Why is the edit-distance procedure you defined for Question 7 so slow? (Think about this yourself first before reading on.)
The reason the recursive definition of edit distance as described is so slow is because it is doing so much redundant work. For example, supposed were are computing (edit-distance "ACT" "ACT"). Using the three options, we want to find
(min (+ 1 (edit-distance "CT" "ACT")) (+ 1 (edit-distance "ACT" "CT")) (edit-distance "CT" "CT"))
To evaluate this application expression, the interpreter needs to evaluate all the subexpressions. The first operand subexpression is (+ 1 (edit-distance "CT" "ACT")) which requires evaluating (edit-distance "CT" "ACT"). As before, we need to find the minimum of the three options. In this case,
(min (+ 1 (edit-distance "T" "ACT")) (+ 1 (edit-distance "CT" "CT")) (+ 1 (edit-distance "T" "CT")))
Note that one of these, (+ 1 (edit-distance "CT" "CT")) is identical to the third option for the first edit-distance call. But, the interpreter doesn’t know that. It just follows the evaluation rules, re-evaluating the same expression every time it appears. In evaluating a big edit-distance application, there are quadrillions of identical evaluations of edit-distance, all of which are redundantly evaluated by the evaluator.
One solution is to store the results of previous evaluations, so they don’t need to be recomputed. This is known as memoizing.
We have provided a procedure, memoize in genomes.rkt that does this for procedure that take two inputs. It is not necessary for you to understand how memoize is defined (indeed, it uses some special forms that we have not yet introduced). The memoize procedure takes as input a procedure (that must be a procedure that takes two inputs, like edit-distance does) and outputs a new procedure. The output procedure is similar to the input procedure, except whenever it is evaluated it store the result in a table. If it is re-evaluated on the same inputs, instead of needing to evaluate the full function, it looks up the value from the previous evaluation in the table and evaluates to that value right away.
Here are some examples using memoize:
> (define memoized-add (memoize +)) > (memoized-add 3 4) 7 > (memoized-add 3 4) 7
For a simple function like +, memoizing doesn’t make it faster (in fact, it is slowed). We also can’t tell that it is memoized since + behaves like a proper mathematical function. Instead, try:
> (define memoized-hello (memoize (lambda (firstname lastname) (printf "Hello ~a ~a!~n" firstname lastname)))) > (memoized-hello "David" "Evans") Hello David Evans! > (memoized-hello "David" "Evans") > (memoized-hello "Thomas" "Jefferson") Hello Thomas Jefferson!
The second evaluation of (memoized-hello "David" "Evans") produces no output, since the memoized-hello procedure already knows the result from the recorded first evaluation and does not evaluate the (side-effect) procedure printf.

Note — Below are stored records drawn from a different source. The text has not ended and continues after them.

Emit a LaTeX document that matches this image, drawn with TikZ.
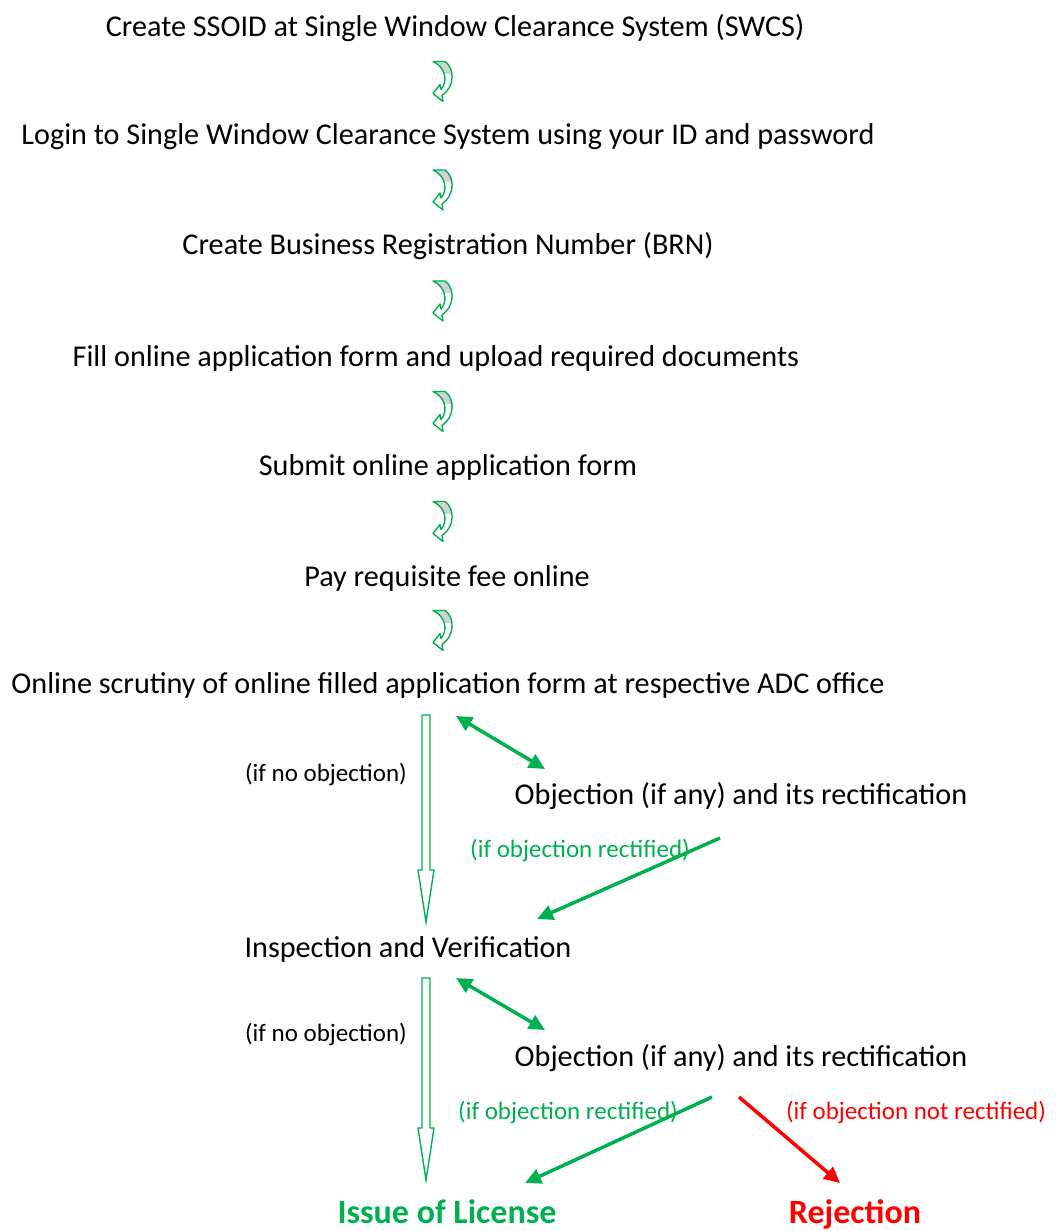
\documentclass[tikz,border=0pt]{standalone}
\usepackage{fontspec}
\setmainfont{Carlito}
\usetikzlibrary{calc,positioning,arrows.meta}
\definecolor{okgreen}{HTML}{00B050}
\definecolor{badred}{HTML}{FF0000}

% outline of the small bent block arrow
\newcommand{\bentpath}{(-11,-20) -- (1,-20) .. controls (10,-14) and (12,4) .. (-2,14) -- (-1,20) -- (-11,12) -- (-4,3) -- (-3,8) .. controls (4,0) and (2,-14) .. cycle}
\tikzset{bentarrow/.pic={
  \fill[white] \bentpath;
  \begin{scope}
    \clip \bentpath;
    \fill[gray!35] (-14,-22) rectangle (14,-8);
  \end{scope}
  \draw[okgreen, line width=1.4pt, line join=round] \bentpath;
}}

\begin{document}
\begin{tikzpicture}[x=1pt, y=-1pt,
  stepbox/.style={anchor=base, inner sep=2pt, font=\fontsize{30.2}{36}\selectfont},
  note/.style={anchor=base, inner sep=2pt, font=\fontsize{25}{30}\selectfont},
  final/.style={anchor=base, inner sep=0pt, font=\fontsize{34}{40}\selectfont\bfseries},
  dbl/.style={okgreen, line width=3.5pt, {Triangle[length=16pt,width=15pt]}-{Triangle[length=16pt,width=15pt]}},
  sgl/.style={line width=3.5pt, -{Triangle[length=16pt,width=15pt]}},
  hollow/.style={okgreen, line width=1.4pt, line join=miter, fill=white}]
\useasboundingbox (0,0) rectangle (1055,1231);

\node[stepbox] (s1) at (455,37) {Create SSOID at Single Window Clearance System (SWCS)};
\node[stepbox] (s2) at (448,144) {Login to Single Window Clearance System using your ID and password};
\node[stepbox] (s3) at (448,254) {Create Business Registration Number (BRN)};
\node[stepbox] (s4) at (436,366) {Fill online application form and upload required documents};
\node[stepbox] (s5) at (448,475) {Submit online application form};
\node[stepbox] (s6) at (447,586) {Pay requisite fee online};
\node[stepbox] (s7) at (448,693) {Online scrutiny of online filled application form at respective ADC office};
\node[stepbox] (obj1) at (741,804) {Objection (if any) and its rectification};
\node[stepbox] (ins) at (408,957) {Inspection and Verification};
\node[stepbox] (obj2) at (741,1066) {Objection (if any) and its rectification};
\node[note] (noobj1) at (326,781) {(if no objection)};
\node[note] (noobj2) at (326,1041) {(if no objection)};
\node[note, okgreen] (rect1) at (580,857) {(if objection rectified)};
\node[note, okgreen] (rect2) at (568,1119) {(if objection rectified)};
\node[note, badred] (notrect) at (916,1119) {(if objection not rectified)};
\node[final, okgreen] (lic) at (447,1223) {Issue of License};
\node[final, badred] (rej) at (855,1223) {Rejection};

\coordinate (ax) at (444,0);
\foreach \a/\b in {s1/s2,s2/s3,s3/s4,s4/s5,s5/s6,s6/s7}{
  \pic at ($(ax |- \a.base)!0.5!(ax |- \b.base)+(0,-9)$) {bentarrow};
}

% ends of the hollow arrows
\coordinate (h1top) at ($(s7.base)+(-22,22)$);
\coordinate (h1tip) at ($(ins.base)+(18,-35)$);
\coordinate (h2top) at ($(ins.base)+(18,21)$);
\coordinate (h2tip) at ($(lic.base)+(-21,-43)$);
\foreach \p/\q in {h1top/h1tip,h2top/h2tip}{
  \draw[hollow] ($(\p)+(-4,0)$) -- ($(\q)+(-4,-52)$) -- ($(\q)+(-8,-52)$) -- (\q)
    -- ($(\q)+(8,-52)$) -- ($(\q)+(4,-52)$) -- ($(\p)+(4,0)$) -- cycle;
}

\draw[dbl] ($(s7.base)+(8,23)$) -- ($(obj1.base)+(-196,-35)$);
\draw[dbl] ($(ins.base)+(48,21)$) -- ($(obj2.base)+(-196,-36)$);
\draw[sgl, okgreen] ($(obj1.base)+(-21,34)$) -- ($(ins.base)+(129,-38)$);
\draw[sgl, okgreen] ($(obj2.base)+(-29,31)$) -- ($(lic.base)+(78,-40)$);
\draw[sgl, badred] ($(obj2.base)+(-2,31)$) -- ($(rej.base)+(-15,-40)$);
\end{tikzpicture}
\end{document}
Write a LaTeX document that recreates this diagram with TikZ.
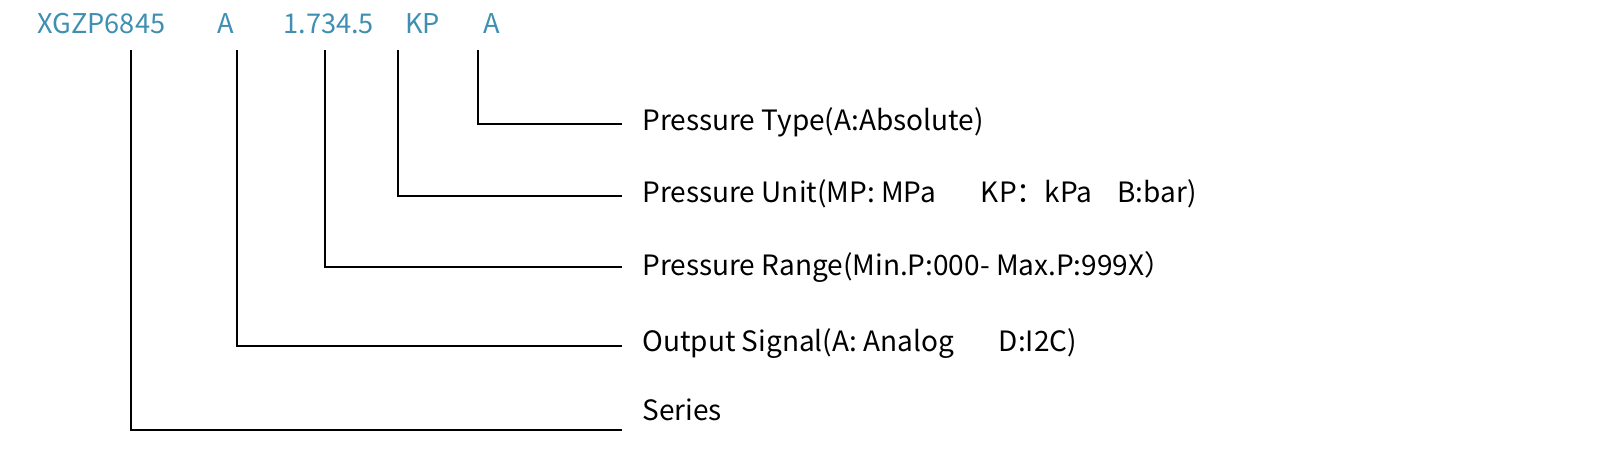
\documentclass[tikz,border=0pt]{standalone}
\usepackage{fontspec}
\setmainfont{Noto Sans CJK SC}
\definecolor{codeblue}{RGB}{62,143,178}
\begin{document}
\begin{tikzpicture}[x=0.5pt,y=-0.5pt,
  code/.style={anchor=west,inner sep=0pt,text=codeblue,font=\fontsize{13.6}{16}\selectfont},
  lbl/.style={anchor=west,inner sep=0pt,font=\fontsize{14}{16}\selectfont},
  conn/.style={line width=1pt}]
\useasboundingbox (0,0) rectangle (1598,464);
% top code
\node[code] (c1) at (37,24) {XGZP6845};
\node[code] (c2) at (217,24) {A};
\node[code] (c3) at (283,24) {1.734.5};
\node[code] (c4) at (405,24) {KP};
\node[code] (c5) at (483,24) {A};
% labels
\node[lbl] (l5) at (642,122) {Pressure Type(A:Absolute)};
\node[lbl] (l4) at (642,194) {Pressure Unit(MP: MPa\hspace{1.6em}KP：kPa\hspace{0.9em}B:bar)};
\node[lbl] (l3) at (642,267) {Pressure Range(Min.P:000- Max.P:999X）};
\node[lbl] (l2) at (642,344) {Output Signal(A: Analog\hspace{1.6em}D:I2C)};
\node[lbl] (l1) at (642,410) {Series};
% connector points
\coordinate (t1) at (131,50); \coordinate (e1) at (622,430);
\coordinate (t2) at (237,50); \coordinate (e2) at (622,346);
\coordinate (t3) at (325,50); \coordinate (e3) at (622,267);
\coordinate (t4) at (398,50); \coordinate (e4) at (622,196);
\coordinate (t5) at (478,50); \coordinate (e5) at (622,124);
\draw[conn] (t1) |- (e1);
\draw[conn] (t2) |- (e2);
\draw[conn] (t3) |- (e3);
\draw[conn] (t4) |- (e4);
\draw[conn] (t5) |- (e5);
\end{tikzpicture}
\end{document}
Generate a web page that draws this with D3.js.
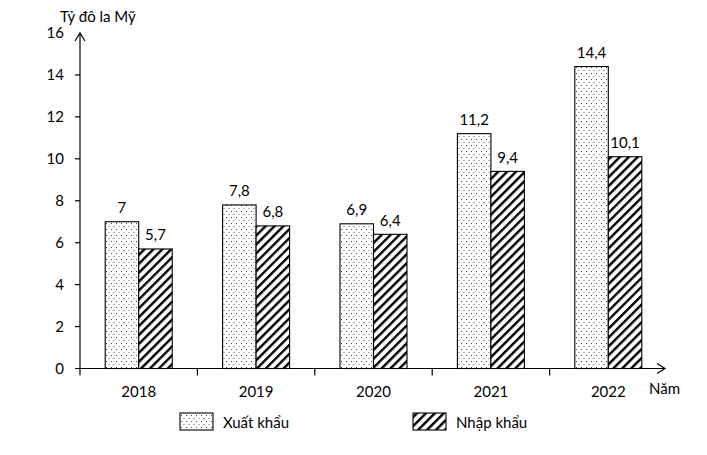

Note that the simple solution like,
(define memoized-edit-distance (memoize edit-distance))
unfortunately doesn’t work. The reason for this is it only memoizes the first call. The recursive calls to edit-distance inside its definition are not using the memoized-edit-distance, so the evaluation is still done completely instead of using memoization.
If you define memoized-edit-distance correctly, you should be able to evaluate,
(memoized-edit-distance apoe-normal apoe-bad)
to find the edit distance between the normal APOE gene and the E4 variant of the APOE gene associated with Alzheimer’s disease (it should take about 10-30 seconds). An individual who has the E4 variant in both copies of their genome is about 30 times more likely to develop Alzheimer’s disease by age 75, compared to individuals who have both copies of their genome with the normal variant. With no copies of the E4 variant, someone has a 7% chance of developing Alzheimer’s; with one E4 variant, there is a 14% chance; with both copies as E4 variant, the chance of developing Alzheimer’s by age 75 is around 80%.